Enfin, certains oiseaux incorporent dans leur chant des imitations, des fragments du chant d’autres espèces, ou d’autres sons insolites. L’étourneau imite le loriot, la hulotte ou la sonnerie du téléphone ; le chardonneret imite les cris du pinson ; l’hypolaïs polyglotte ou la rousserolle verderolle peuvent imiter des dizaines d’oiseaux ; le geai des chênes est connu pour ses imitations du cri de la buse. Je l’ai même surpris un jour de printemps dans mon jardin où il imitait parfaitement le bêlement d’une chèvre ! Tout ça pour faire le beau devant les femelles !
LES CRIS
Le chant est une activité saisonnière réservée aux mâles. Les cris, ou appels, sont utilisés toute l’année par les deux sexes. Ces sons brefs forment le vocabulaire habituel, à valeur sociale, chaque cri ayant une signification particulière.

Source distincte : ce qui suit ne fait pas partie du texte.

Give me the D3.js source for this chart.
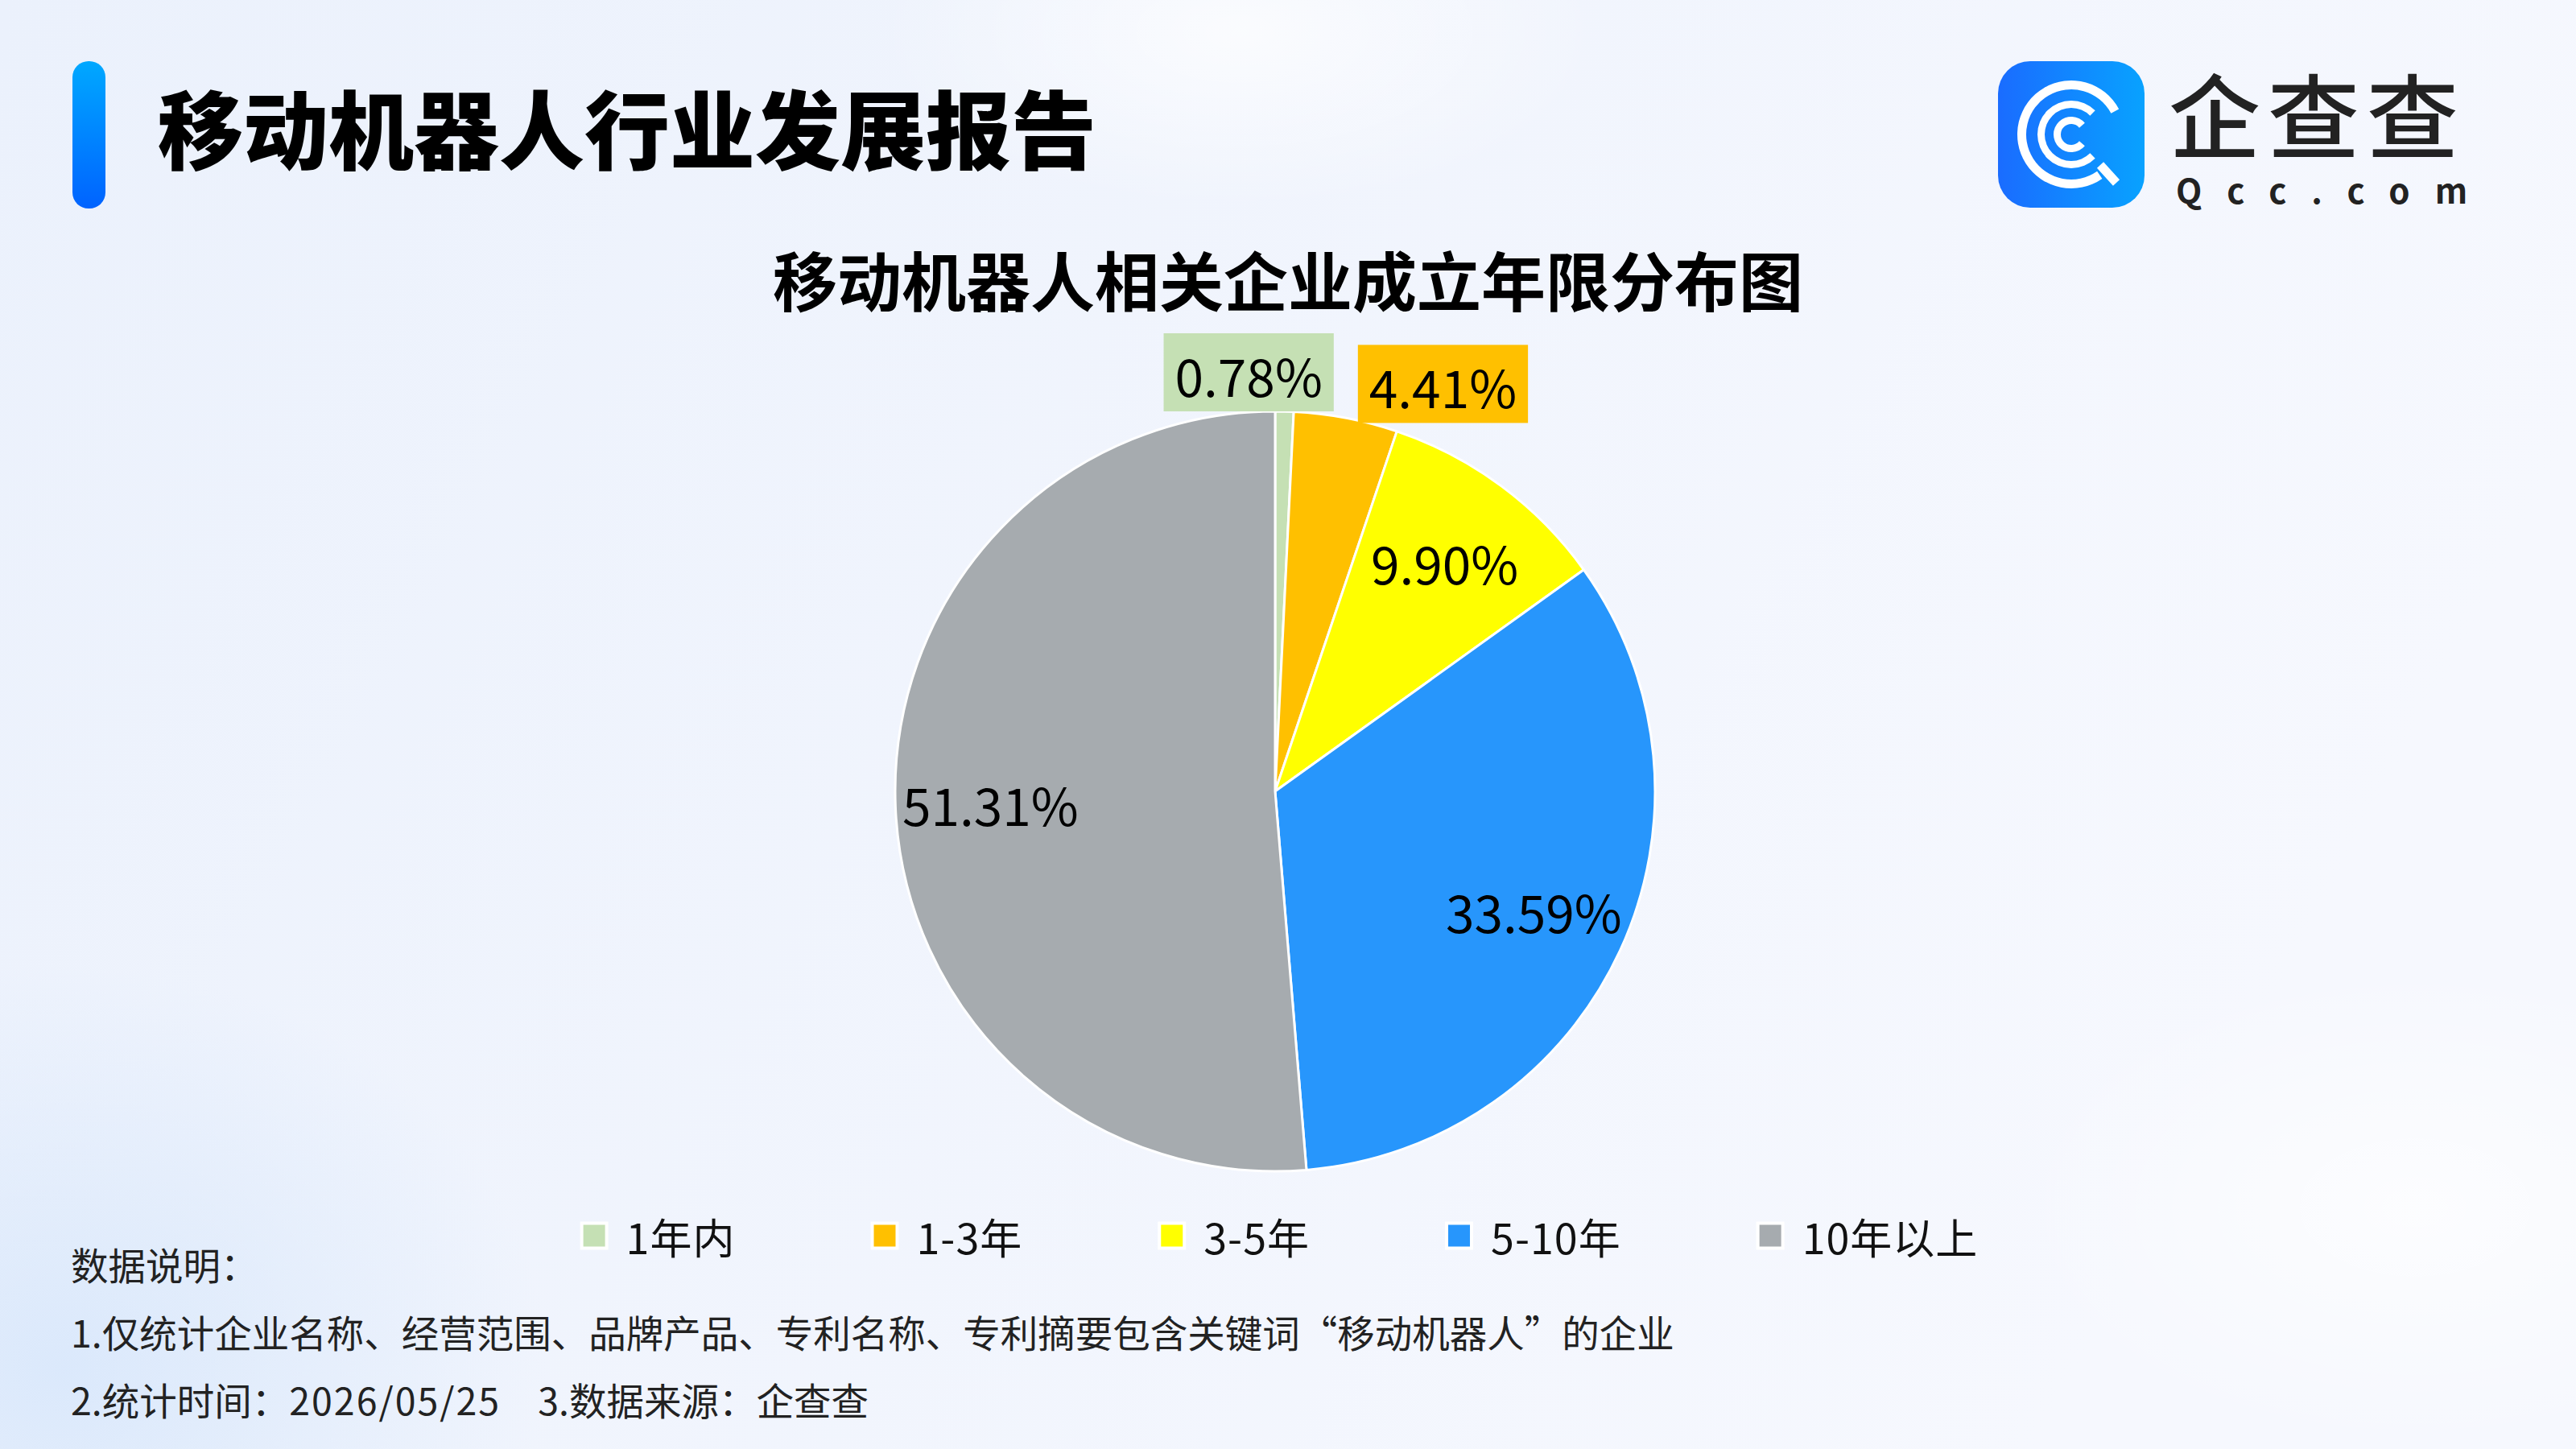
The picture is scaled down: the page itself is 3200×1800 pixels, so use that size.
<!DOCTYPE html>
<html>
<head>
<meta charset="utf-8">
<title>移动机器人相关企业成立年限分布图</title>
<script src="https://d3js.org/d3.v7.min.js"></script>
<style>
  html, body { margin: 0; padding: 0; }
  body { width: 3200px; height: 1800px; overflow: hidden; }
  text { font-family: "Noto Sans CJK SC", "Noto Sans", sans-serif; }
</style>
</head>
<body>
<div id="chart"></div>
<script>
// 数据
const categories = ["1年内", "1-3年", "3-5年", "5-10年", "10年以上"];
const shares = [0.78, 4.41, 9.90, 33.59, 51.31];
const colors = ["#c5e0b4", "#ffc000", "#ffff00", "#2796fc", "#a6abaf"];
const notes = [
  "数据说明：",
  "1.仅统计企业名称、经营范围、品牌产品、专利名称、专利摘要包含关键词“移动机器人”的企业"
];
const footDateLabel = "2.统计时间：";
const footDate = "2026/05/25";
const footSource = "3.数据来源：企查查";

const W = 3200, H = 1800;
const svg = d3.select("#chart").append("svg")
  .attr("width", W).attr("height", H);

// 背景
const defs = svg.append("defs");
const bg = defs.append("linearGradient").attr("id", "bg")
  .attr("x1", 0).attr("y1", 0).attr("x2", 1).attr("y2", 0.3);
bg.append("stop").attr("offset", 0).attr("stop-color", "#ebf1fc");
bg.append("stop").attr("offset", 1).attr("stop-color", "#f6f8fe");
const blob = defs.append("radialGradient").attr("id", "blob");
blob.append("stop").attr("offset", 0).attr("stop-color", "#ffffff").attr("stop-opacity", 0.7);
blob.append("stop").attr("offset", 1).attr("stop-color", "#ffffff").attr("stop-opacity", 0);
const blueBlob = defs.append("radialGradient").attr("id", "blueBlob");
blueBlob.append("stop").attr("offset", 0).attr("stop-color", "#d6e6fb").attr("stop-opacity", 0.8);
blueBlob.append("stop").attr("offset", 1).attr("stop-color", "#d6e6fb").attr("stop-opacity", 0);

svg.append("rect").attr("width", W).attr("height", H).attr("fill", "url(#bg)");
svg.append("ellipse").attr("cx", 1540).attr("cy", 40).attr("rx", 450).attr("ry", 220).attr("fill", "url(#blob)");
svg.append("ellipse").attr("cx", 80).attr("cy", 1700).attr("rx", 600).attr("ry", 500).attr("fill", "url(#blueBlob)");
svg.append("ellipse").attr("cx", 3000).attr("cy", 1500).attr("rx", 500).attr("ry", 300).attr("fill", "url(#blob)");

// 标题
const bar = defs.append("linearGradient").attr("id", "bar")
  .attr("x1", 0).attr("y1", 0).attr("x2", 0).attr("y2", 1);
bar.append("stop").attr("offset", 0).attr("stop-color", "#00a8ff");
bar.append("stop").attr("offset", 1).attr("stop-color", "#0063ff");
svg.append("rect").attr("x", 90).attr("y", 76).attr("width", 41).attr("height", 183)
  .attr("rx", 20).attr("fill", "url(#bar)");

svg.append("text")
  .attr("x", 196).attr("y", 156)
  .attr("dominant-baseline", "central")
  .attr("font-size", 106).attr("font-weight", 900)
  .attr("fill", "#000")
  .text("移动机器人行业发展报告");

// logo
const logo = svg.append("g");
const lg = defs.append("linearGradient").attr("id", "logoGrad")
  .attr("x1", 0).attr("y1", 0).attr("x2", 1).attr("y2", 0);
lg.append("stop").attr("offset", 0).attr("stop-color", "#1a6cff");
lg.append("stop").attr("offset", 1).attr("stop-color", "#08a2ff");
logo.append("rect").attr("x", 2482).attr("y", 76).attr("width", 182).attr("height", 182)
  .attr("rx", 40).attr("fill", "url(#logoGrad)");
const lcx = 2573, lcy = 167;
const ring = d3.arc();
const deg = Math.PI / 180;
// d3.arc 角度从 12 点钟方向顺时针
logo.append("path").attr("transform", `translate(${lcx},${lcy})`)
  .attr("d", ring({innerRadius: 56, outerRadius: 67, startAngle: 145 * deg, endAngle: 422 * deg, cornerRadius: 2}))
  .attr("fill", "#fff");
logo.append("path").attr("transform", `translate(${lcx},${lcy})`)
  .attr("d", ring({innerRadius: 33, outerRadius: 42, startAngle: 135 * deg, endAngle: 405 * deg, cornerRadius: 2}))
  .attr("fill", "#fff");
logo.append("path").attr("transform", `translate(${lcx},${lcy})`)
  .attr("d", ring({innerRadius: 13, outerRadius: 22, startAngle: 130 * deg, endAngle: 410 * deg, cornerRadius: 2}))
  .attr("fill", "#fff");
logo.append("line")
  .attr("x1", lcx + 36).attr("y1", lcy + 38).attr("x2", lcx + 56).attr("y2", lcy + 60)
  .attr("stroke", "#fff").attr("stroke-width", 11);

logo.append("text").attr("x", 2694).attr("y", 138)
  .attr("dominant-baseline", "central")
  .attr("font-size", 114).attr("font-weight", 500).attr("fill", "#222")
  .attr("letter-spacing", 9)
  .text("企查查");
logo.append("text").attr("x", 2703).attr("y", 234)
  .attr("dominant-baseline", "central")
  .attr("font-family", "'DejaVu Sans', sans-serif")
  .attr("font-size", 42).attr("font-weight", 700).attr("fill", "#222")
  .attr("letter-spacing", 31)
  .text("Qcc.com");

// 图表标题
svg.append("text")
  .attr("x", 1600).attr("y", 345)
  .attr("text-anchor", "middle").attr("dominant-baseline", "central")
  .attr("font-size", 80).attr("font-weight", 700).attr("fill", "#000")
  .text("移动机器人相关企业成立年限分布图");

// 饼图
const cx = 1584, cy = 983, R = 472;
const rows = categories.map((c, i) => ({name: c, value: shares[i], color: colors[i]}));
const pie = d3.pie().sort(null).value(d => d.value);
const arcs = pie(rows);
const arc = d3.arc().innerRadius(0).outerRadius(R);
const labelArc = d3.arc().innerRadius(R * 0.75).outerRadius(R * 0.75);
const outerArc = d3.arc().innerRadius(R * 1.1).outerRadius(R * 1.1);

const g = svg.append("g").attr("transform", `translate(${cx},${cy})`);
g.selectAll("path.slice")
  .data(arcs)
  .enter()
  .append("path")
  .attr("class", "slice")
  .attr("d", arc)
  .attr("fill", d => d.data.color)
  .attr("stroke", "#fff")
  .attr("stroke-width", 3)
  .attr("stroke-linejoin", "round");

const labelSize = 64;
const fmt = v => v.toFixed(2) + "%";
const inside = arcs.filter(d => d.data.value >= 5);
const outside = arcs.filter(d => d.data.value < 5);

g.selectAll("text.inlabel")
  .data(inside)
  .enter()
  .append("text")
  .attr("class", "inlabel")
  .attr("transform", d => `translate(${labelArc.centroid(d)})`)
  .attr("text-anchor", "middle").attr("dominant-baseline", "central")
  .attr("font-size", labelSize).attr("fill", "#000")
  .text(d => fmt(d.data.value));

// 外部标签：带底色，从后往前排，避免重叠
const padX = 14, boxH = 97, gapX = 30;
let nextLeft = Infinity;
outside.slice().reverse().forEach(d => {
  const p = outerArc.centroid(d);
  const first = nextLeft === Infinity;
  const lab = g.append("g");
  const t = lab.append("text")
    .attr("text-anchor", "start").attr("dominant-baseline", "central")
    .attr("font-size", labelSize).attr("fill", "#000")
    .text(fmt(d.data.value));
  const tw = t.node().getComputedTextLength();
  const bw = tw + padX * 2;
  let left = first ? p[0] + 6 : p[0] - bw / 2;
  if (left + bw > nextLeft - gapX) left = nextLeft - gapX - bw;
  const top = first ? p[1] - boxH / 2 + 4 : Math.min(p[1] - boxH / 2, -R - boxH);
  lab.insert("rect", "text")
    .attr("x", left).attr("y", top)
    .attr("width", bw).attr("height", boxH)
    .attr("fill", d.data.color);
  t.attr("x", left + padX).attr("y", top + boxH / 2 + 2);
  nextLeft = left;
});

// 图例
const legend = svg.append("g");
const legendY = 1535, itemGap = 170, swatch = 31, textGap = 24;
let lx = 0;
rows.forEach(r => {
  const it = legend.append("g");
  it.append("rect")
    .attr("x", 0).attr("y", -swatch / 2).attr("width", swatch).attr("height", swatch)
    .attr("fill", r.color).attr("stroke", "#fff").attr("stroke-width", 4);
  const t = it.append("text")
    .attr("x", swatch + textGap).attr("y", 0)
    .attr("dominant-baseline", "central")
    .attr("font-size", 52).attr("letter-spacing", 1).attr("fill", "#111")
    .text(r.name);
  const w = swatch + textGap + t.node().getComputedTextLength();
  it.attr("transform", `translate(${lx},${legendY})`);
  lx += w + itemGap;
});
const totalW = lx - itemGap;
legend.attr("transform", `translate(${1590 - totalW / 2},0)`);

// 数据说明
const foot = svg.append("g").attr("font-size", 46.5).attr("fill", "#222");
foot.selectAll("text.note")
  .data(notes)
  .enter()
  .append("text")
  .attr("class", "note")
  .attr("x", 88)
  .attr("y", (d, i) => 1569 + i * 84)
  .attr("dominant-baseline", "central")
  .text(d => d);
const last = foot.append("text")
  .attr("x", 88).attr("y", 1569 + 2 * 84)
  .attr("dominant-baseline", "central");
last.append("tspan").text(footDateLabel);
last.append("tspan").attr("letter-spacing", 2).text(footDate);
last.append("tspan").attr("dx", 46).text(footSource);
</script>
</body>
</html>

Beaucoup d’espèces utilisent au moins une douzaine de cris différents.
Les cris d’alarme sont très nombreux, car les oiseaux ont beaucoup d’ennemis. Ces cris sont parfois très précis : les geais lancent des cris différents selon la nature du danger (homme, écureuil, rapace…). Comme un espéranto des oiseaux, ces cris sont compris par tous. Quand un oiseau lance un cri d’alarme, il prévient tous ses voisins. Ces cris ont la particularité acoustique d’être difficiles à localiser.
À l’inverse, les cris de contact permettent de localiser facilement celui qui les émet. Ils sont utilisés pour se retrouver, coordonner les activités, maintenir la cohésion d’un groupe. C’est par eux qu’on repère, avant de les voir, les bandes de mésanges à longue queue dans les bois, ou les guêpiers qui sillonnent le ciel. Ces cris sont aussi précieux en migration de nuit, pour ne pas perdre le groupe.
D’autres cris sont liés à la nourriture : cris de rassemblement, de satisfaction… Cris des jeunes au nid ou hors du nid : « J’ai faim » auxquels répondent les parents : « T’inquiète pas, on arrive ! »
Autres cris divers : de détresse, d’agressivité, de peur, d’excitation, de jeu, de parade nuptiale, pour montrer un endroit favorable au nid, etc.
Enfin, les oiseaux non chanteurs utilisent d’autres moyens pour se faire entendre : les pics tambourinent avec leur bec, les pigeons ramiers claquent des ailes pendant les parades nuptiales, les cigognes claquent du bec. Le mâle de la bécassine des marais émet un « bêlement » lorsqu’il vole en piqué : les plumes rigides de sa queue vibrent et produisent un son chevrotant.